Rabbit Hill by Robert Lawson*
128 pages
Published 1944; expurgated edition published 1972
Read April 22
Rating: ★★ out of 5
* Denotes a reread.
Practically as soon as I finished Sweetwater, I've been trying to track down this book. Like Sweetwater, Mrs. Frisby and the Rats of NIMH, and The Black Pearl, Rabbit Hill is one of the few actual children's books I remember from my childhood; unlike those three, I actually read Rabbit Hill in full, included for some unknown reason in a volume of Reader's Digest condensed books, rather than encountering only a sample chapter in my older brother's English textbooks. But in a further distinction from Sweetwater, NIMH, and Pearl, I couldn't recall the name of Rabbit Hill all these years later. I had known the book I sought had something to do with rabbits; I'd been convinced it was either The Wind in the Willows or Watership Down until I took the time to read the pair of them. I also remembered something about the rabbit family pulling out a last remaining bottle of dandelion wine, which isn't a helpful detail (the wine turned out to be elderberry, anyway). I was out of leads and had given up ever finding the book again, until the header image for a random io9 link caught my eye and I immediately recognized it: That's it! That's the one!

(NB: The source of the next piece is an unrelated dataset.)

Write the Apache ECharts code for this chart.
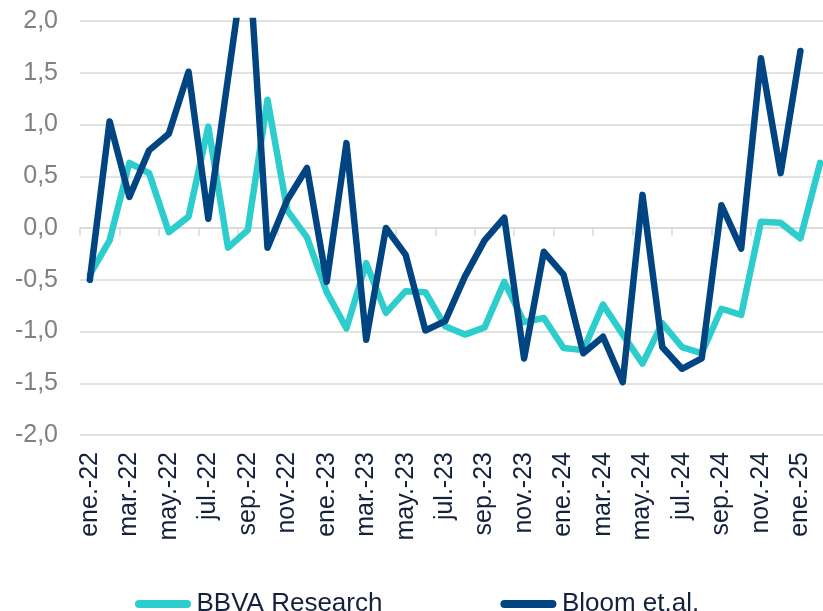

Rereading it now, I can see why I liked it so well -- Lawson makes efficient use of archetypes (the fretful mother prone to fainting away, the stern but gentlemanly father, the bedraggled and crusty old bachelor, the springy and cheerful lad everyone loves) to make his hillside world feel bigger and more lived-in than the number of pages would suggest, an impression amplified by his excellent illustrations, which Jonathan Lethem calls "entrancing" in that BoingBoing interview linked to by io9. Really, it's those line drawings that make Rabbit Hill a classic, however marginal a classic it may be. The plot is as thin as the animals' larders after the hard winter, skipping from one episode to the next, never shy with a moralizing nudge. The Wiki article adds a dimension I never would have picked up on my own: "The book was written at the end of WWII when racial integration and
providing aid to the war torn countries of Europe were on everyone's
minds. When reading the story with those in mind, the moral intent
becomes clear."
The Wiki article also informed me that "Printings of the book beginning in the 1970s and continuing today have edited the character Sulphronia, the new occupants' cook. This was done because she was originally depicted as an African American stereotype." Even with that expurgation, Rabbit Hill is suffused with casual sexism and dated social relationships, which helped mitigate its modest charms. I don't think this is a book I would pass down to my own child.